Die vom ungarischen Parlament am Montag verabschiedete Novelle beinhaltet unter anderen eine Beschneidung der Befugnisse des Verfassungsgerichts. Damit kann die Regierung künftig in die Tätigkeit der unabhängigen Justiz eingreifen. Für die Vorlage stimmten die 265 Abgeordneten der Regierungspartei Fidesz (Bund Junger Demokraten), was die nötige Zweidrittelmehrheit ergab. Elf Abgeordnete stimmten dagegen, 33 weitere enthielten sich der Stimme. Die Delegierten der oppositionellen Ungarischen Sozialistischen Partei (MSZP) boykottierten das Votum.
Die Verfassungsänderungen hatten schon im Vorfeld wegen ihrer möglicherweise demokratieschädigenden Stoßrichtung in Ungarn für Proteste und Besorgnis im Ausland gesorgt. Eine Anti-Terror-Einheit nahm Montagmittag etwa 20 Schüler fest, die mit einer Sitzblockade einen Zugang zum Parlament blockiert hatten.
Die 4. Verfassungsnovelle ergänzt das erst seit Anfang 2012 geltende neue Grundgesetz. Unter anderen sieht sie vor, dass sich das Verfassungsgericht künftig nicht mehr auf seine Spruchpraxis aus der Zeit vor Inkrafttreten der neuen Verfassung stützen darf. Kritiker befürchten eine Marginalisierung des obersten Gerichts, das sich zuletzt häufig auf seine frühere Grundrechte-Interpretation berufen hatte, wenn es demokratisch bedenkliche Gesetze außer Kraft setzte.
Europa
Darüber hinaus darf das Verfassungsgericht künftig vom Parlament beschlossene Änderungen der Verfassung nur noch in verfahrensrechtlicher Hinsicht, nicht aber inhaltlich prüfen. Eine weitere Bestimmung sieht vor, dass die Präsidentin des Nationalen Justizamtes - eine von Orban eingesetzte loyale Funktionärin - bestimmte Fälle bestimmten Gerichten zuweisen kann. Diese Regelung war auch von der EU-Kommission ausdrücklich kritisiert worden.

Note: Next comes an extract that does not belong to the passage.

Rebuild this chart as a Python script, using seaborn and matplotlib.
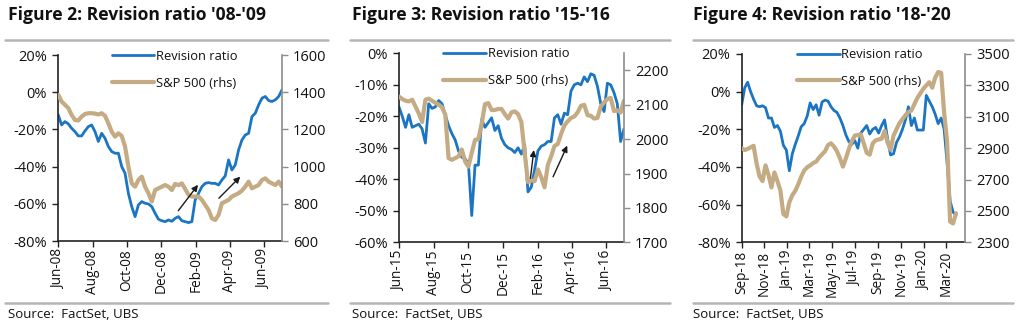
import matplotlib
matplotlib.use("Agg")
import matplotlib.pyplot as plt
import matplotlib.dates as mdates
import matplotlib.ticker as mticker
from matplotlib.lines import Line2D
import seaborn as sns
import pandas as pd

# ---------------- data ----------------
titles = ["Figure 2: Revision ratio '08-'09",
          "Figure 3: Revision ratio '15-'16",
          "Figure 4: Revision ratio '18-'20"]
source_text = "Source:  FactSet, UBS"
legend_labels = ["Revision ratio", "S&P 500 (rhs)"]

p1_start, p1_end = "2008-06-01", "2009-07-03"
p1_rev = [-12.2, -17.6, -15.8, -17.0, -19.4, -21.2, -23.5, -23.5, -20.8, -18.5,
          -17.6, -21.2, -26.5, -22.1, -24.8, -29.2, -31.9, -32.8, -32.8, -40.0,
          -43.6, -54.4, -61.5, -66.9, -60.6, -58.8, -59.7, -60.1, -61.5, -65.1,
          -68.3, -69.1, -69.6, -68.7, -69.4, -67.8, -66.9, -69.1, -69.6, -70.1,
          -69.6, -57.9, -54.4, -50.8, -49.0, -48.6, -49.0, -49.0, -49.9, -47.2,
          -45.0, -36.4, -41.8, -39.1, -31.0, -25.7, -23.0, -22.1, -13.1, -11.3,
          -6.8, -3.2, -2.3, -4.5, -5.0, -4.1, -2.3, 1.3]
p1_spx = [1386, 1350, 1332, 1315, 1278, 1251, 1248, 1269, 1283, 1287,
          1287, 1285, 1280, 1287, 1273, 1233, 1188, 1161, 1179, 1165,
          1108, 1000, 910, 892, 928, 946, 892, 857, 812, 874,
          883, 892, 901, 892, 874, 907, 900, 910, 880, 848,
          839, 839, 839, 821, 794, 767, 722, 713, 740, 803,
          812, 821, 839, 848, 857, 871, 892, 919, 883, 892,
          901, 928, 937, 919, 910, 901, 919, 892]

p2_start, p2_end = "2015-06-01", "2016-07-02"
p2_rev = [-17, -20, -23.5, -19.5, -23.5, -23, -22.5, -24, -28.5, -16,
          -17.5, -17, -15, -16, -19.5, -23, -25.5, -27.5, -31, -33,
          -33.5, -35, -51.5, -35.5, -35.5, -21, -23.5, -22, -20.5, -24.5,
          -23, -27, -29, -30, -30.5, -31.5, -30, -32, -29, -44,
          -42.5, -37, -31, -29.5, -29, -28, -28, -20.5, -19.5, -22.5,
          -19, -19.5, -12, -10, -9.5, -10, -7.5, -9, -6.5, -7,
          -10.5, -16, -18.5, -9.5, -10, -12.5, -16, -28, -24]
p2_spx = [2124, 2117, 2112, 2110, 2115, 2095, 2075, 2050, 2115, 2118,
          2112, 2106, 2101, 2093, 2072, 1945, 1940, 1945, 1950, 1970,
          1935, 1920, 1960, 1998, 2000, 2045, 2102, 2105, 2085, 2085,
          2088, 2088, 2073, 2060, 2078, 2081, 2073, 2050, 1960, 1875,
          1880, 1878, 1912, 1890, 1860, 1925, 1950, 1980, 1986, 2015,
          2040, 2052, 2062, 2066, 2078, 2097, 2100, 2070, 2068, 2060,
          2062, 2095, 2107, 2117, 2120, 2082, 2084, 2078, 2112]

p3_start, p3_end = "2018-09-01", "2020-03-28"
p3_rev = [-7, 2, 5, 0, -4, -7.5, -8, -7.5, -8.5, -14,
          -14, -19, -18, -21, -28.5, -31, -42, -33, -28, -23.5,
          -18.6, -17, -13, -6, -9.5, -7, -12.5, -5.5, -4.5, -5,
          -8, -10, -11, -14, -18, -23, -26.5, -28, -26, -30,
          -22, -20, -18, -22.5, -20, -19, -22, -18, -15, -25,
          -33.6, -33, -27, -24, -20, -15, -8, -18, -14, -20.4,
          -20.4, -20.4, -2, -5, -8, -12, -17, -14, -20, -38,
          -58, -64, -65.5]
p3_spx = [2899, 2888, 2895, 2905, 2915, 2803, 2720, 2690, 2790, 2730,
          2650, 2745, 2690, 2630, 2480, 2465, 2555, 2600, 2628, 2670,
          2718, 2758, 2778, 2790, 2805, 2814, 2840, 2860, 2880, 2920,
          2931, 2910, 2880, 2835, 2782, 2835, 2895, 2945, 2980, 2984,
          2988, 2930, 2870, 2858, 2930, 2950, 2955, 2960, 3010, 2935,
          2890, 2980, 3020, 3060, 3085, 3110, 3130, 3140, 3180, 3220,
          3249, 3278, 3300, 3320, 3285, 3350, 3385, 3380, 3125, 2940,
          2432, 2420, 2485]

# axis settings per panel
xlims = [("2008-06-01", "2009-07-03"), ("2015-06-01", "2016-07-02"), ("2018-09-01", "2020-04-21")]
tick_months = [[2, 4, 6, 8, 10, 12], [2, 4, 6, 8, 10, 12], [1, 3, 5, 7, 9, 11]]
left_lims = [(-80, 20), (-60, 0), (-80, 20)]
left_step = [20, 10, 20]
right_lims = [(600, 1600), (1700, 2250), (2300, 3500)]
right_ticks = [list(range(600, 1601, 200)), list(range(1700, 2201, 100)), list(range(2300, 3501, 200))]

# arrows (annotation) : (tail date, tail %, head date, head %)
arrows = [
    [("2008-12-31", -63.7, "2009-02-04", -49.8), ("2009-03-13", -57.0, "2009-04-20", -45.4)],
    [("2016-01-19", -39.7, "2016-01-25", -30.7), ("2016-02-28", -39.2, "2016-03-24", -29.3)],
    [],
]

# ---------------- style ----------------
sns.set_style("white")
plt.rcParams['font.family'] = ['Open Sans', 'DejaVu Sans']
plt.rcParams['text.color'] = '#111111'
BLUE = "#1b75c2"
TAN = "#c4ab84"
TXT = "#111111"

fig = plt.figure(figsize=(10.24, 3.31), dpi=100)

rects = [[0.0569, 0.2719, 0.2185, 0.5619],
         [0.3896, 0.2680, 0.2197, 0.5710],
         [0.7243, 0.2680, 0.2181, 0.5689]]
title_x = [8, 352, 693]
rule_x = [(5, 328), (350, 670), (693, 1013)]
legend_anchor = [(0.215, 1.055), (0.173, 1.058), (0.224, 1.058)]

panels = [(p1_start, p1_end, p1_rev, p1_spx),
          (p2_start, p2_end, p2_rev, p2_spx),
          (p3_start, p3_end, p3_rev, p3_spx)]

W, H = 1024.0, 331.0
for i, (start, end, rev, spx) in enumerate(panels):
    dates = pd.date_range(start, end, periods=len(rev))
    df = pd.DataFrame({"date": dates, "rev": rev, "spx": spx})
    ax = fig.add_axes(rects[i])
    ax2 = ax.twinx()
    sns.lineplot(data=df, x="date", y="rev", ax=ax, color=BLUE, lw=2.0, label=legend_labels[0], legend=False)
    sns.lineplot(data=df, x="date", y="spx", ax=ax2, color=TAN, lw=3.0, label=legend_labels[1], legend=False)

    ax.set_xlim(pd.Timestamp(xlims[i][0]), pd.Timestamp(xlims[i][1]))
    ax.set_ylim(*left_lims[i])
    ax2.set_ylim(*right_lims[i])
    ax.yaxis.set_major_locator(mticker.MultipleLocator(left_step[i]))
    ax.yaxis.set_major_formatter(mticker.FuncFormatter(lambda v, p: f"{int(round(v))}%"))
    ax2.set_yticks(right_ticks[i])
    ax.xaxis.set_major_locator(mdates.MonthLocator(bymonth=tick_months[i]))
    ax.xaxis.set_major_formatter(mdates.DateFormatter("%b-%y"))
    ax.set_xlabel("")
    ax.set_ylabel("")
    ax2.set_ylabel("")

    for a in (ax, ax2):
        a.spines['top'].set_visible(False)
        a.set_facecolor('none')
    ax.spines['right'].set_visible(False)
    ax2.spines['left'].set_visible(False)
    ax2.spines['bottom'].set_visible(False)
    ax.spines['left'].set_color('#222222')
    ax.spines['bottom'].set_color('#222222')
    ax2.spines['right'].set_color('#8c8c8c')
    for s in ('left', 'bottom'):
        ax.spines[s].set_linewidth(1.2)
    ax2.spines['right'].set_linewidth(1.2)

    ax.tick_params(axis='y', which='major', left=True, length=4, width=1.0, color='#222222',
                   labelsize=10.5, labelcolor=TXT, pad=4)
    ax.tick_params(axis='x', which='major', bottom=True, length=4, width=1.0, color='#222222',
                   labelsize=9.8, labelcolor=TXT, rotation=90, pad=2)
    ax2.tick_params(axis='y', which='major', right=True, length=4, width=1.0, color='#8c8c8c',
                    labelsize=10.5, labelcolor=TXT, pad=4)
    ax.grid(False)
    ax2.grid(False)

    handles = [Line2D([], [], color=BLUE, lw=2.0), Line2D([], [], color=TAN, lw=3.0)]
    leg = ax2.legend(handles, legend_labels, loc='upper left', bbox_to_anchor=legend_anchor[i],
                     frameon=False, fontsize=9.3, handlelength=3.3, handletextpad=0.15,
                     labelspacing=1.05, borderaxespad=0)
    for t in leg.get_texts():
        t.set_color(TXT)

    for (t0, v0, t1, v1) in arrows[i]:
        ax2.annotate("", xy=(mdates.date2num(pd.Timestamp(t1)), v1),
                     xytext=(mdates.date2num(pd.Timestamp(t0)), v0),
                     xycoords=ax.transData, textcoords=ax.transData,
                     arrowprops=dict(arrowstyle='-|>', color='#1a1a1a', lw=1.0,
                                     mutation_scale=9, shrinkA=0, shrinkB=0))

    fig.text(title_x[i] / W, 1 - 15 / H, titles[i], fontsize=12.6, fontweight='bold',
             family=['Liberation Sans Narrow', 'Open Sans', 'DejaVu Sans'], ha='left', va='center', color=TXT)
    x0, x1 = rule_x[i]
    fig.add_artist(Line2D([x0 / W, x1 / W], [1 - 40 / H, 1 - 40 / H], color='#b5b5b5', lw=1.8))
    fig.add_artist(Line2D([x0 / W, x1 / W], [1 - 302.7 / H, 1 - 302.7 / H], color='#b5b5b5', lw=1.8))
    fig.text(title_x[i] / W, 1 - 314 / H, source_text, fontsize=9.5, ha='left', va='center', color=TXT)

fig.savefig("out.png", dpi=100)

Andere Bestimmungen erheben Gesetze in den Verfassungsrang, die zuvor vom Verfassungsgericht gekippt wurden. Darunter fallen die willkürliche Zuteilung des Kirchenstatus durch die Regierungsmehrheit im Parlament und das Verbot von Wahlwerbung im privaten Fernsehen. Außerdem wird Obdachlosigkeit unter Strafe gestellt.